My life  seems to slowly be falling apart and theres only one thing that could bring it all back together; that one thing is him. The only thing or things... no wait just thing. Friends. Thats the only thing that keeps me going. And my cousins, Emily, Rob, and Kaleigh.  Then to me they are like my best friends. 

I've been getting yelled at a hell of a lot more. For gay shit. I didn't do half the time. Then I get all teared up. Then I think of reasons why my life isn't perfect. Then I end up crying myself to sleep. Then come to think about it nobodies life is perfect.I shouldn't or anyone should take life seriously because no one gets out alive anyway.

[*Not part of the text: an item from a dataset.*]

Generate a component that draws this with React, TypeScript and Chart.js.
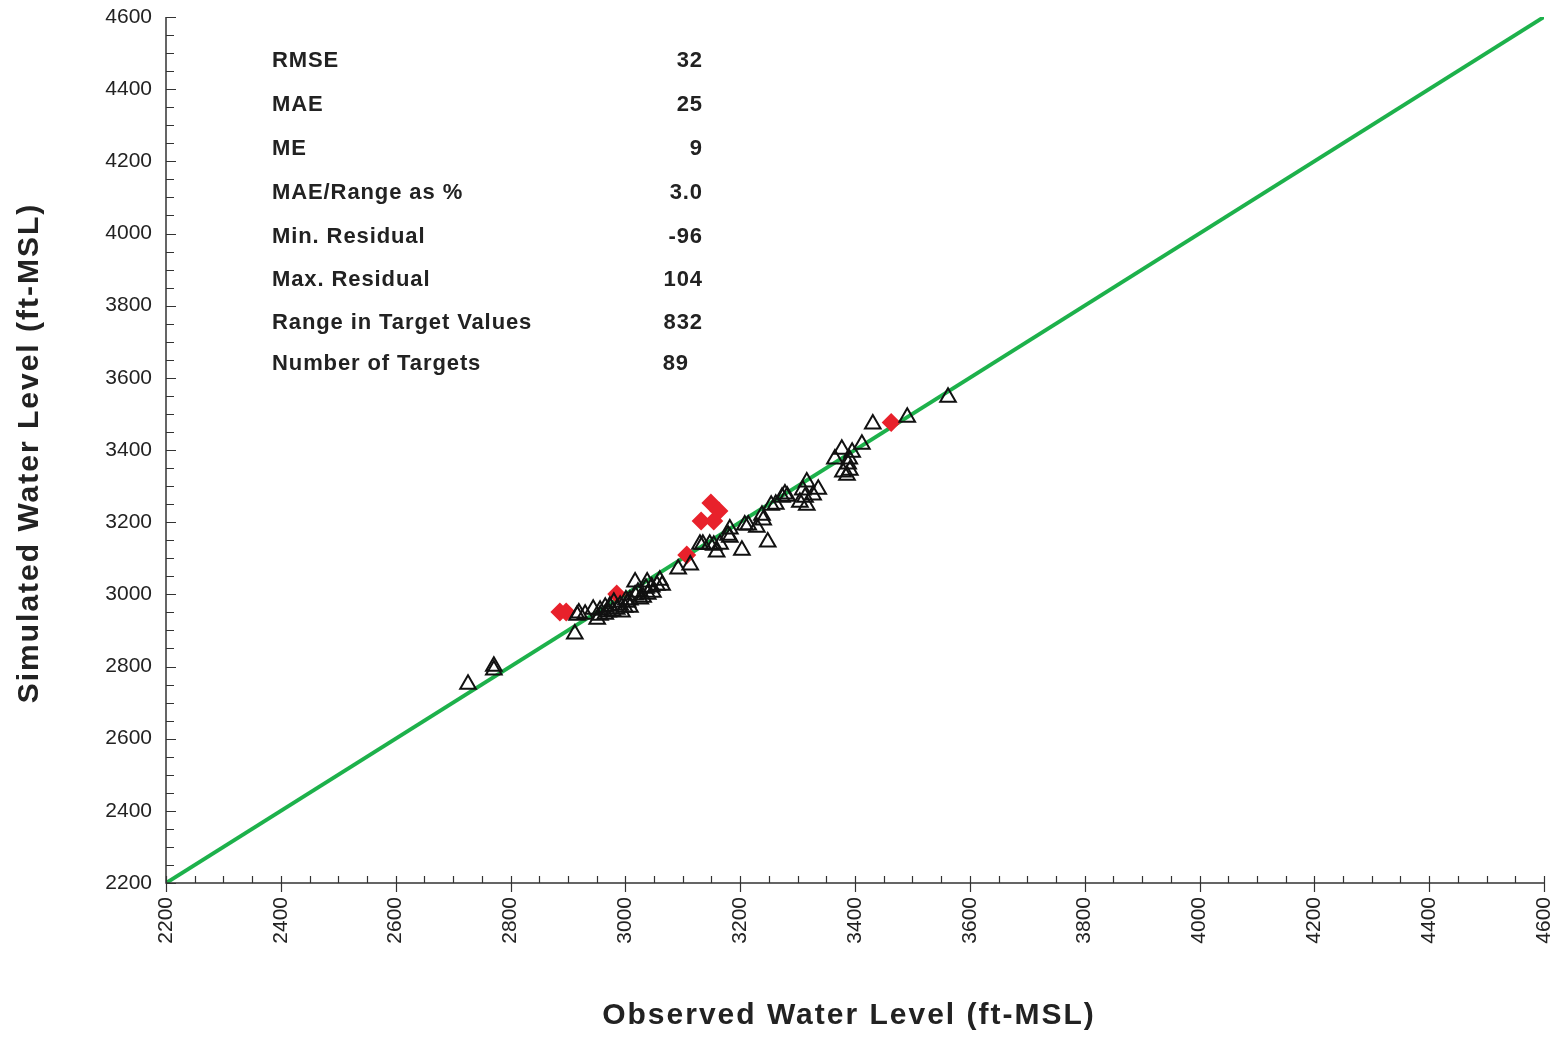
import React, { useEffect, useRef } from "react";
import { Chart, registerables } from "chart.js";

Chart.register(...registerables);

// Observed vs simulated (triangles)
const triObserved = [
  2726, 2771, 2771, 2916, 2912, 2944, 2951, 2956, 2965, 2970,
  2973, 2985, 2991, 2999, 3008, 3008, 3017, 3017, 3022, 3026,
  3038, 3039, 3048, 3055, 3064, 3060, 3092, 3113, 3135, 3147,
  3159, 3165, 3182, 3182, 3203, 3208, 3214, 3229, 3238, 3240,
  3248, 3254, 3262, 3278, 3282, 3304, 3309, 3316, 3316, 3327,
  3336, 3365, 3377, 3379, 3388, 3386, 3395, 3412, 3431, 3491,
  3562, 2930, 2978, 2994, 3004, 3031, 3046, 2980, 2965, 3001,
  3036, 3391, 3390, 3130, 3154, 3179, 3273, 3313, 2919, 2956,
];
const triSimulated = [
  2751, 2801, 2790, 2942, 2890, 2959, 2931, 2956, 2945, 2951,
  2967, 2959, 2970, 2964, 2964, 2984, 3034, 2998, 3006, 2987,
  3034, 3000, 3006, 3025, 3025, 3039, 3070, 3081, 3139, 3139,
  3117, 3139, 3181, 3158, 3122, 3192, 3192, 3186, 3219, 3206,
  3145, 3247, 3250, 3278, 3272, 3255, 3289, 3311, 3247, 3275,
  3291, 3375, 3402, 3339, 3361, 3330, 3394, 3416, 3472, 3491,
  3546, 2945, 2953, 2951, 2978, 2992, 3020, 2978, 2964, 2984,
  3017, 3344, 3375, 3139, 3136, 3164, 3269, 3269, 2948, 2942,
];

// Red diamonds
const redObserved = [2886, 2897, 2985, 3107, 3132, 3149, 3163, 3154, 3463];
const redSimulated = [2951, 2951, 3001, 3109, 3203, 3253, 3231, 3203, 3476];

// 1:1 line
const lineValues = [2200, 4600];

const axisMin = 2200;
const axisMax = 4600;
const majorStep = 200;
const minorStep = 50;

const statLabels = [
  "RMSE",
  "MAE",
  "ME",
  "MAE/Range as %",
  "Min. Residual",
  "Max. Residual",
  "Range in Target Values",
  "Number of Targets",
];
const statValues = ["32", "25", "9", "3.0", "-96", "104", "832", "89"];

const xTitle = "Observed Water Level (ft-MSL)";
const yTitle = "Simulated Water Level (ft-MSL)";

const FONT = '"Liberation Sans", Arial, Helvetica, sans-serif';

export default function App() {
  const canvasRef = useRef<HTMLCanvasElement | null>(null);

  useEffect(() => {
    const canvas = canvasRef.current;
    if (!canvas) return;

    const decorPlugin = {
      id: "decor",
      afterDraw(chart: any) {
        const ctx = chart.ctx as CanvasRenderingContext2D;
        const xs = chart.scales.x;
        const ys = chart.scales.y;
        const area = chart.chartArea;
        ctx.save();
        // axis lines
        ctx.strokeStyle = "#333";
        ctx.lineWidth = 1.5;
        ctx.beginPath();
        ctx.moveTo(area.left, area.top);
        ctx.lineTo(area.left, area.bottom);
        ctx.lineTo(area.right, area.bottom);
        ctx.stroke();
        // ticks
        ctx.lineWidth = 1.2;
        ctx.beginPath();
        for (let v = axisMin; v <= axisMax; v += minorStep) {
          const major = (v - axisMin) % majorStep === 0;
          const px = Math.round(xs.getPixelForValue(v)) + 0.5;
          ctx.moveTo(px, area.bottom - 7);
          ctx.lineTo(px, area.bottom + (major ? 9 : 0));
          const py = Math.round(ys.getPixelForValue(v)) + 0.5;
          ctx.moveTo(area.left, py);
          ctx.lineTo(area.left + (major ? 10 : 8), py);
        }
        ctx.stroke();

        // stats text
        ctx.fillStyle = "#222";
        ctx.font = `bold 22px ${FONT}`;
        (ctx as any).letterSpacing = "0.9px";
        ctx.textBaseline = "middle";
        const rowY = [61, 105, 149, 193, 237, 280, 323, 364];
        statLabels.forEach((lab, i) => {
          ctx.textAlign = "left";
          ctx.fillText(lab, area.left + 106, rowY[i]);
          ctx.textAlign = "right";
          const rx = i === statLabels.length - 1 ? area.left + 523 : area.left + 537;
          ctx.fillText(statValues[i], rx, rowY[i]);
        });

        // axis titles
        ctx.font = `bold 30px ${FONT}`;
        (ctx as any).letterSpacing = "2px";
        ctx.textAlign = "center";
        ctx.textBaseline = "middle";
        ctx.fillText(xTitle, (area.left + area.right) / 2 - 6, 1016);
        ctx.save();
        ctx.translate(30, (area.top + area.bottom) / 2 + 3);
        ctx.rotate(-Math.PI / 2);
        ctx.fillText(yTitle, 0, 0);
        ctx.restore();
        (ctx as any).letterSpacing = "0px";
        ctx.restore();
      },
    };

    const chart = new Chart(canvas, {
      type: "scatter",
      data: {
        datasets: [
          {
            label: "1:1",
            data: lineValues.map((v) => ({ x: v, y: v })),
            showLine: true,
            borderColor: "#1db14b",
            borderWidth: 4,
            pointRadius: 0,
            order: 3,
          },
          {
            label: "red",
            data: redObserved.map((x, i) => ({ x, y: redSimulated[i] })),
            pointStyle: "rectRot",
            pointRadius: 9.5,
            backgroundColor: "#e8212b",
            borderColor: "#e8212b",
            borderWidth: 0,
            order: 2,
          },
          {
            label: "targets",
            data: triObserved.map((x, i) => ({ x, y: triSimulated[i] })),
            pointStyle: "triangle",
            pointRadius: 9,
            backgroundColor: "rgba(0,0,0,0)",
            borderColor: "#111",
            borderWidth: 2,
            order: 1,
          },
        ],
      },
      options: {
        animation: false,
        responsive: true,
        maintainAspectRatio: false,
        layout: { padding: { left: 0, top: 17, right: 20, bottom: 0 } },
        plugins: {
          legend: { display: false },
          tooltip: { enabled: false },
        },
        scales: {
          x: {
            type: "linear",
            min: axisMin,
            max: axisMax,
            grid: { display: false, drawTicks: false },
            border: { display: false },
            ticks: {
              stepSize: majorStep,
              minRotation: 90,
              maxRotation: 90,
              padding: 14,
              color: "#222",
              font: { family: FONT, size: 21 },
              callback: (v: any) => String(v),
            },
            afterFit(scale: any) {
              scale.height = 154;
              scale.paddingLeft = 0;
              scale.paddingRight = 0;
            },
          },
          y: {
            type: "linear",
            min: axisMin,
            max: axisMax,
            grid: { display: false, drawTicks: false },
            border: { display: false },
            ticks: {
              stepSize: majorStep,
              padding: 14,
              color: "#222",
              font: { family: FONT, size: 21 },
              callback: (v: any) => String(v),
            },
            afterFit(scale: any) {
              scale.width = 166;
              scale.paddingTop = 0;
              scale.paddingBottom = 0;
            },
          },
        },
      },
      plugins: [decorPlugin],
    });

    return () => chart.destroy();
  }, []);

  return (
    <div style={{ position: "absolute", left: 0, top: 0, width: 1564, height: 1037, background: "#fff" }}>
      <canvas ref={canvasRef} />
    </div>
  );
}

Things with him.. are getting better to be honest. I've been getting hugs from him lately and it all has just been perfect. This might be sad but none of my feelings for him has changed. I still love him & care about him. Either I'm whipped or head over heels . I honestly don't know. All of my friends say "Oh, let go of him he's a jerk." I say no. You just don't completely know him then cause he's actually  a great guy. I want to let you go. i just can't i flat can't. One. I miss you way to much. Two I know there will be a me and you again. Trust me. I know.

I cant wait for that time to come when there is a me and you again. 

Tags: ,
Current Mood: sleepy sleepy
Current Music: Would you go with Me by Josh Turner.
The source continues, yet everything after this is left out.